Non è difficile trovare nella letteratura spagnola autori che accanto alla lingua materna utilizzano quella nazionale rappresentata dal castigliano, come mostrano numerosi autori catalani, quali Ana Matute, Juan Marsé, Juan Goytisolo e soprattutto il barcellonese Joan Margarit (1938-2021), Premio Cervantes 2019. Quest'ultimo coltiva non solo due lingue, ma anche due generi creativi che sono l'architettura e la letteratura: ha insegnato calcolo strutturale, ha progettato importanti lavori nella capitale catalana, unendo il linguaggio della tecnologia con quello della poesia. Alla domanda com'è possibile esprimere due esperienze estetiche, risponde l'articolata introduzione di Marisa Martínez Pérsico che apre il libro Joan Margarit. Amare è un luogo. Antologia trilingue (Poesie 1975-2021) (Edizioni dell'Orso, pagg. 168, euro 20; trad. Loretta Frattale).
Il dialogo fra le diverse lingue e discipline dà vita a una dialettica in cui la presenza dello spazio crea una continua contaminazione fra il lessico poetico e quello scientifico.
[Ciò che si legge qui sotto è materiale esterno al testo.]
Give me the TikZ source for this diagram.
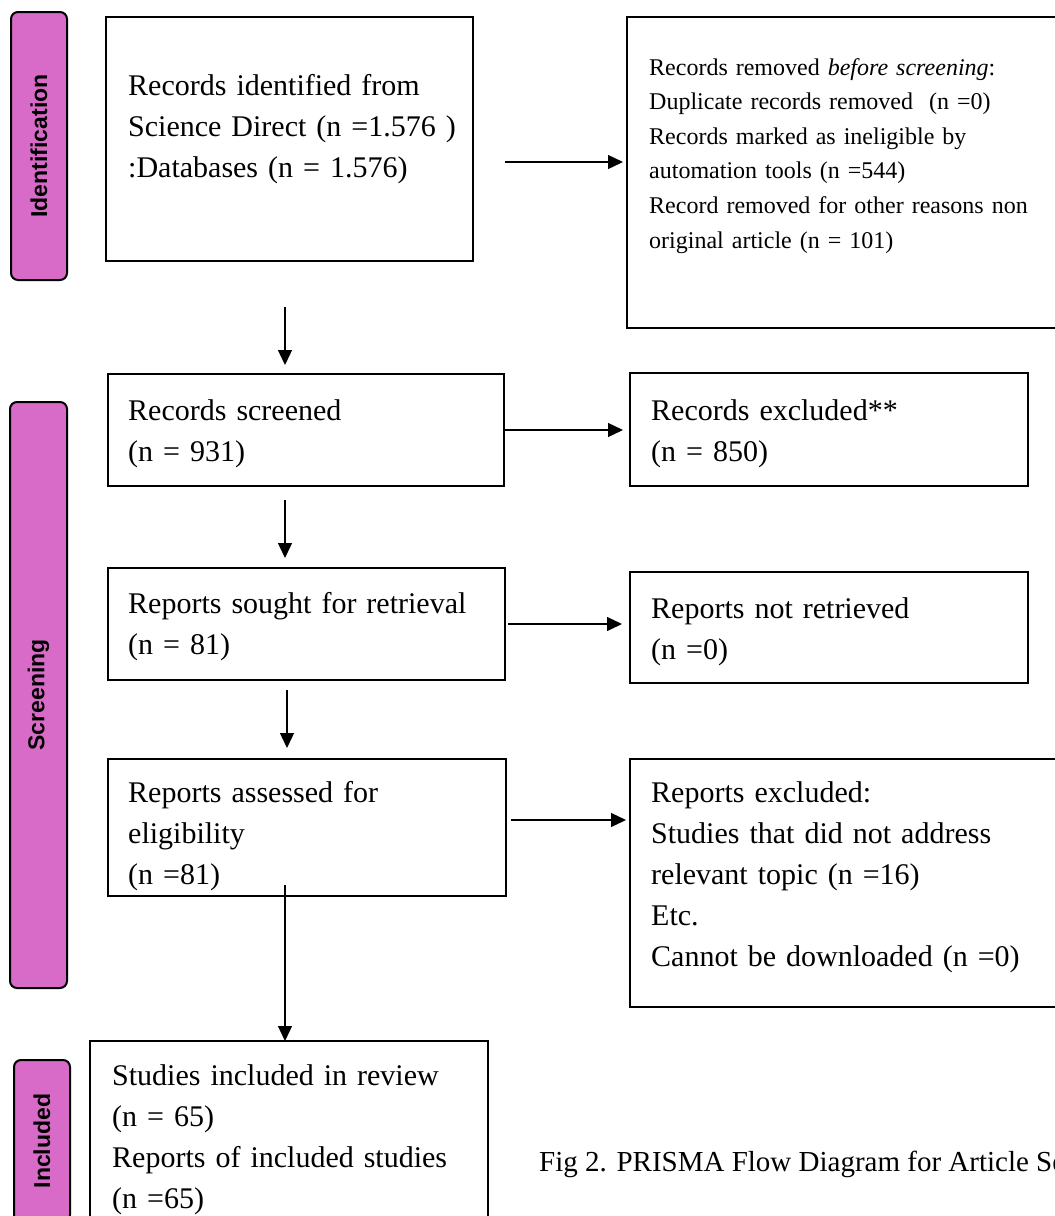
\documentclass[tikz,border=0pt]{standalone}
\usepackage{fontspec}
\setmainfont{Liberation Serif}
\newfontfamily\tabfont{Liberation Sans}
\usetikzlibrary{arrows.meta}
\definecolor{tabpink}{RGB}{217,107,200}
\begin{document}
\begin{tikzpicture}[x=1pt,y=-1pt,
  box/.style={draw=black,line width=2.5pt,rectangle,anchor=north west,inner sep=0pt,outer sep=0pt},
  phase/.style={draw=black,line width=2pt,fill=tabpink,rounded corners=7pt,rectangle,anchor=north west,inner sep=0pt,outer sep=0pt},
  phaselabel/.style={font=\tabfont\bfseries\fontsize{23}{26}\selectfont,rotate=90,inner sep=0pt},
  bigtxt/.style={anchor=base west,inner sep=0pt,text width=600pt,align=left,font=\fontsize{30}{41}\selectfont},
  smalltxt/.style={anchor=base west,inner sep=0pt,text width=600pt,align=left,font=\fontsize{24}{34.6}\selectfont},
  arr/.style={line width=1.3pt,-{Triangle[length=15pt,width=14pt]}}]
\useasboundingbox (0,0) rectangle (1055,1216);
\clip (0,0) rectangle (1055,1216);

% phase tabs
\node[phase,minimum width=56pt,minimum height=268pt] (pid) at (11,12) {};
\node[phaselabel] (lid) at (pid.center) {Identification};
\node[phase,minimum width=57pt,minimum height=586pt] (psc) at (10,402) {};
\node[phaselabel] (lsc) at (psc.center) {Screening};
\node[phase,minimum width=56pt,minimum height=162pt] (pin) at (14,1060) {};
\node[phaselabel] (lin) at (pin.center) {Included};

% boxes
\node[box,minimum width=367pt,minimum height=244pt] (b1) at (106,17) {};
\node[box,minimum width=443pt,minimum height=311pt] (b2) at (627,17) {};
\node[box,minimum width=396pt,minimum height=112pt] (scr) at (108,374) {};
\node[box,minimum width=398pt,minimum height=113pt] (ex1) at (630,373) {};
\node[box,minimum width=397pt,minimum height=112pt] (sou) at (108,568) {};
\node[box,minimum width=398pt,minimum height=111pt] (nr) at (630,572) {};
\node[box,minimum width=398pt,minimum height=137pt] (as) at (108,759) {};
\node[box,minimum width=440pt,minimum height=248pt] (ex2) at (630,759) {};
\node[box,minimum width=398pt,minimum height=189pt] (inc) at (90,1041) {};

% texts
\node[bigtxt] (t1) at (128,95) {Records identified from\\Science Direct (n =1.576 )\\:Databases (n = 1.576)};
\node[smalltxt] (t2) at (649,75) {Records removed \textit{before screening}:\\Duplicate records removed\ \ (n =0)\\Records marked as ineligible by\\automation tools (n =544)\\Record removed for other reasons non\\original article (n = 101)};
\node[bigtxt] (t3) at (128,420) {Records screened\\(n = 931)};
\node[bigtxt] (t4) at (651,420) {Records excluded**\\(n = 850)};
\node[bigtxt] (t5) at (128,613) {Reports sought for retrieval\\(n = 81)};
\node[bigtxt] (t6) at (651,618) {Reports not retrieved\\(n =0)};
\node[bigtxt] (t7) at (128,802) {Reports assessed for\\eligibility\\(n =81)};
\node[bigtxt] (t8) at (651,802) {Reports excluded:\\Studies that did not address\\relevant topic (n =16)\\Etc.\\Cannot be downloaded (n =0)};
\node[bigtxt] (t9) at (112,1085) {Studies included in review\\(n = 65)\\Reports of included studies\\(n =65)};
\node[anchor=base west,inner sep=0pt,font=\fontsize{29}{34}\selectfont] (cap) at (539,1171) {Fig 2. PRISMA Flow Diagram for Article Selection};

% connectors
\coordinate (a1s) at (505,162);
\draw[arr,shorten >=4pt] (a1s) -- (a1s -| b2.west);
\coordinate (a2s) at (285,307);
\draw[arr,shorten >=9pt] (a2s) -- (a2s |- scr.north);
\draw[arr,shorten <=1pt,shorten >=7pt] (scr.east) -- (scr.east -| ex1.west);
\draw[arr,shorten <=14pt,shorten >=10pt] (scr.south -| a2s) -- (sou.north -| a2s);
\draw[arr,shorten <=3pt,shorten >=8pt] (sou.east) -- (sou.east -| nr.west);
\coordinate (a6x) at (287,0);
\draw[arr,shorten <=10pt,shorten >=11pt] (sou.south -| a6x) -- (as.north -| a6x);
\draw[arr,shorten <=5pt,shorten >=4pt] ([yshift=7.5pt]as.east) -- ([yshift=7.5pt]as.east -| ex2.west);
\coordinate (a8s) at (285,885);
\draw[arr] (a8s) -- (a8s |- inc.north);
\end{tikzpicture}
\end{document}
Lo spiega lo stesso poeta parlando della necessità di un supporto architettonico nel discorso verbale: «Una poesia scrive è come la struttura di un particolare edificio che non può mancare o tralasciare né un pilastro né una trave». Da qui la ricerca di un sostegno fisico, spaziale ancora di salvezza rappresentato a volte dalla metafora del riccio di mare: «Sotto le acque poco profonde della costa... cerco lo scoglio / da cui non debba spostarmi mai». Il dialogo fra i due codici si arricchisce del plurilinguismo contiguo del catalano e del castigliano, che interagiscono fra loro: il primo è espressione del «profondo», mentre l'altro va in cerca del «sommerso».
Tutta l'opera di Margarit, legata alla corrente «La nuova sentimentalità», che ha come maestro Luis García Montero, appare retta dalle impalcature di un immaginario edificio quale sostegno alla temperie della vita.
Un diaframma fisico assume la funzione di una difesa contro la cruda realtà del tempo, come appare nella poesia Mattino al Cimitero di Montjuïc, dove l'autore osserva dall'alto del monte le piccole barche e le gru del porto mentre il mare si espande intorno: «Qui, nel punto più alto» confessa «sei al riparo dal dolore del mondo». La verticalità, più che la lontananza, fa da scudo alla confusa orizzontalità dove scorre la vita quotidiana con tutti i suoi affanni.